Short problem |
All of the material below is to be restated word for word, apart from the pictures.

Source excerpt |
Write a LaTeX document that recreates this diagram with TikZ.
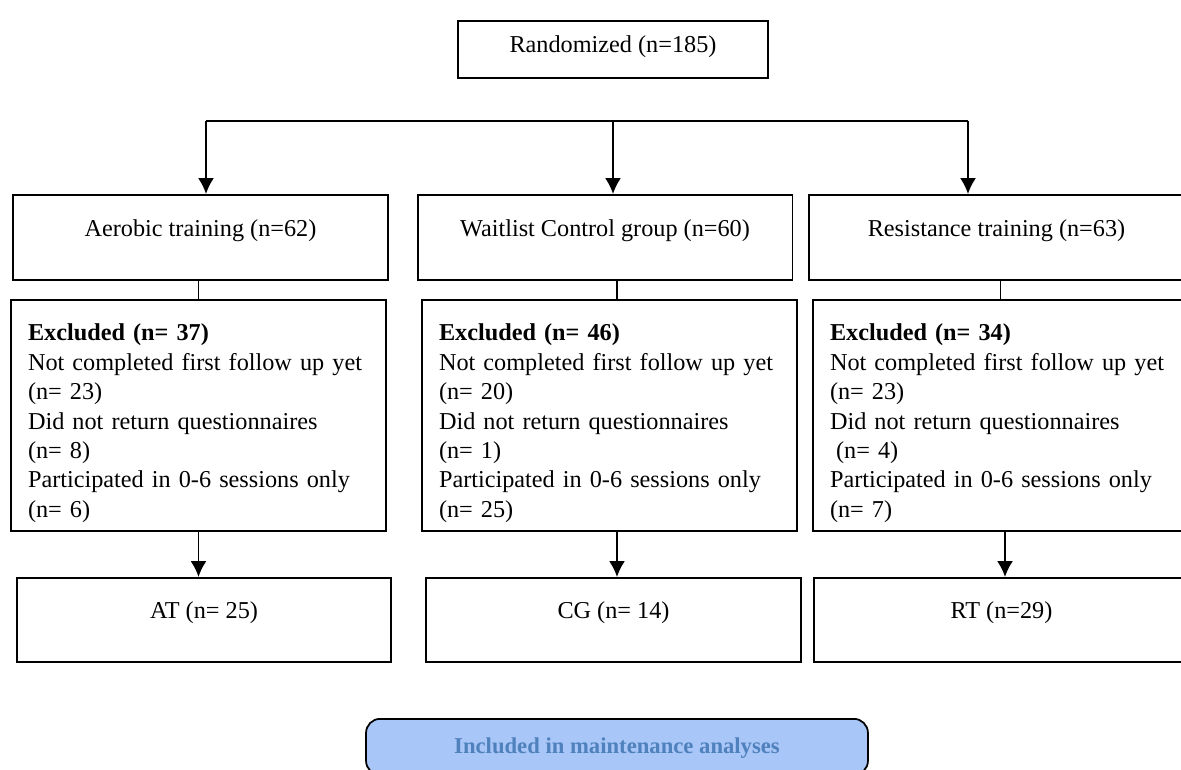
\documentclass[tikz,border=0pt]{standalone}
\usepackage{fontspec}
\setmainfont{Liberation Serif}
\usetikzlibrary{arrows.meta}
\definecolor{inclfill}{RGB}{168,198,248}
\definecolor{incltext}{RGB}{79,129,189}
\tikzset{
  box/.style={draw, line width=1.1pt, inner sep=0pt, anchor=north, minimum width=7.5cm, font=\fontsize{13.8pt}{16.73pt}\selectfont},
  grp/.style={box, text height=0.84cm, text depth=0.86cm},
  excl/.style={box, text width=6.82cm, align=left},
  fin/.style={box, text height=0.82cm, text depth=0.86cm},
  arr/.style={-{Latex[length=9pt,width=9pt]}, line width=1pt},
  link/.style={line width=0.6pt}
}
\newcommand{\firstline}{\rule{0pt}{0.82cm}}
\newcommand{\lastline}{\rule[-0.28cm]{0pt}{0pt}}
\begin{document}
\begin{tikzpicture}[x=0.02cm, y=-0.02cm]
\useasboundingbox (0,0) rectangle (1181,770);
\clip (0,0) rectangle (1181,770);
\node[box, minimum width=6.2cm, text height=0.64cm, text depth=0.5cm] (rand) at (613,20) {Randomized (n=185)};
% groups
\node[grp] (aer) at (200.5,194) {Aerobic training (n=62)};
\node[grp] (wait) at (605,194) {Waitlist Control group (n=60)};
\node[grp] (resist) at (996.5,194) {Resistance training (n=63)};
% exclusions
\node[excl] (exa) at (198.5,299) {\firstline\textbf{Excluded (n= 37)}\\Not completed first follow up yet\\(n= 23)\\Did not return questionnaires\\(n= 8)\\Participated in 0-6 sessions only\\(n= 6)\lastline};
\node[excl] (exb) at (609.5,299) {\firstline\textbf{Excluded (n= 46)}\\Not completed first follow up yet\\(n= 20)\\Did not return questionnaires\\(n= 1)\\Participated in 0-6 sessions only\\(n= 25)\lastline};
\node[excl] (exc) at (1000.5,299) {\firstline\textbf{Excluded (n= 34)}\\Not completed first follow up yet\\(n= 23)\\Did not return questionnaires\\\hspace{0.25em}(n= 4)\\Participated in 0-6 sessions only\\(n= 7)\lastline};
% analysed
\node[fin] (at) at (204,577) {AT (n= 25)};
\node[fin] (cg) at (613.5,577) {CG (n= 14)};
\node[fin] (rt) at (1001.5,577) {RT (n=29)};
\node[draw, line width=1pt, rounded corners=8pt, fill=inclfill, text=incltext, inner sep=0pt, anchor=north, minimum width=10.04cm, text height=0.7cm, text depth=0.42cm, font=\fontsize{12.9pt}{15pt}\selectfont\bfseries] (incl) at (617,718) {Included in maintenance analyses};
% branches
\coordinate (hl) at (206,121);
\coordinate (hm) at (613,121);
\coordinate (hr) at (968,121);
\draw[line width=1pt] (hl) -- (hr);
\draw[arr] (hl) -- (hl |- aer.north);
\draw[arr] (hm) -- (hm |- wait.north);
\draw[arr] (hr) -- (hr |- resist.north);
\draw[link] (exa.north) -- (exa.north |- aer.south);
\draw[link] ([xshift=0.15cm]exb.north) -- ([xshift=0.15cm]exb.north |- wait.south);
\draw[link] (exc.north) -- (exc.north |- resist.south);
\draw[arr] (exa.south) -- (exa.south |- at.north);
\draw[arr] ([xshift=0.15cm]exb.south) -- ([xshift=0.15cm]exb.south |- cg.north);
\draw[arr] ([xshift=0.09cm]exc.south) -- ([xshift=0.09cm]exc.south |- rt.north);
\end{tikzpicture}
\end{document}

Written answer |
Write a LaTeX document that recreates this diagram with TikZ.
\documentclass[tikz,border=0pt]{standalone}
\usepackage{fontspec}
\setmainfont{Liberation Serif}
\usetikzlibrary{arrows.meta}
\definecolor{inclfill}{RGB}{168,198,248}
\definecolor{incltext}{RGB}{79,129,189}
\tikzset{
  box/.style={draw, line width=1.1pt, inner sep=0pt, anchor=north, minimum width=7.5cm, font=\fontsize{13.8pt}{16.73pt}\selectfont},
  grp/.style={box, text height=0.84cm, text depth=0.86cm},
  excl/.style={box, text width=6.82cm, align=left},
  fin/.style={box, text height=0.82cm, text depth=0.86cm},
  arr/.style={-{Latex[length=9pt,width=9pt]}, line width=1pt},
  link/.style={line width=0.6pt}
}
\newcommand{\firstline}{\rule{0pt}{0.82cm}}
\newcommand{\lastline}{\rule[-0.28cm]{0pt}{0pt}}
\begin{document}
\begin{tikzpicture}[x=0.02cm, y=-0.02cm]
\useasboundingbox (0,0) rectangle (1181,770);
\clip (0,0) rectangle (1181,770);
\node[box, minimum width=6.2cm, text height=0.64cm, text depth=0.5cm] (rand) at (613,20) {Randomized (n=185)};
% groups
\node[grp] (aer) at (200.5,194) {Aerobic training (n=62)};
\node[grp] (wait) at (605,194) {Waitlist Control group (n=60)};
\node[grp] (resist) at (996.5,194) {Resistance training (n=63)};
% exclusions
\node[excl] (exa) at (198.5,299) {\firstline\textbf{Excluded (n= 37)}\\Not completed first follow up yet\\(n= 23)\\Did not return questionnaires\\(n= 8)\\Participated in 0-6 sessions only\\(n= 6)\lastline};
\node[excl] (exb) at (609.5,299) {\firstline\textbf{Excluded (n= 46)}\\Not completed first follow up yet\\(n= 20)\\Did not return questionnaires\\(n= 1)\\Participated in 0-6 sessions only\\(n= 25)\lastline};
\node[excl] (exc) at (1000.5,299) {\firstline\textbf{Excluded (n= 34)}\\Not completed first follow up yet\\(n= 23)\\Did not return questionnaires\\\hspace{0.25em}(n= 4)\\Participated in 0-6 sessions only\\(n= 7)\lastline};
% analysed
\node[fin] (at) at (204,577) {AT (n= 25)};
\node[fin] (cg) at (613.5,577) {CG (n= 14)};
\node[fin] (rt) at (1001.5,577) {RT (n=29)};
\node[draw, line width=1pt, rounded corners=8pt, fill=inclfill, text=incltext, inner sep=0pt, anchor=north, minimum width=10.04cm, text height=0.7cm, text depth=0.42cm, font=\fontsize{12.9pt}{15pt}\selectfont\bfseries] (incl) at (617,718) {Included in maintenance analyses};
% branches
\coordinate (hl) at (206,121);
\coordinate (hm) at (613,121);
\coordinate (hr) at (968,121);
\draw[line width=1pt] (hl) -- (hr);
\draw[arr] (hl) -- (hl |- aer.north);
\draw[arr] (hm) -- (hm |- wait.north);
\draw[arr] (hr) -- (hr |- resist.north);
\draw[link] (exa.north) -- (exa.north |- aer.south);
\draw[link] ([xshift=0.15cm]exb.north) -- ([xshift=0.15cm]exb.north |- wait.south);
\draw[link] (exc.north) -- (exc.north |- resist.south);
\draw[arr] (exa.south) -- (exa.south |- at.north);
\draw[arr] ([xshift=0.15cm]exb.south) -- ([xshift=0.15cm]exb.south |- cg.north);
\draw[arr] ([xshift=0.09cm]exc.south) -- ([xshift=0.09cm]exc.south |- rt.north);
\end{tikzpicture}
\end{document}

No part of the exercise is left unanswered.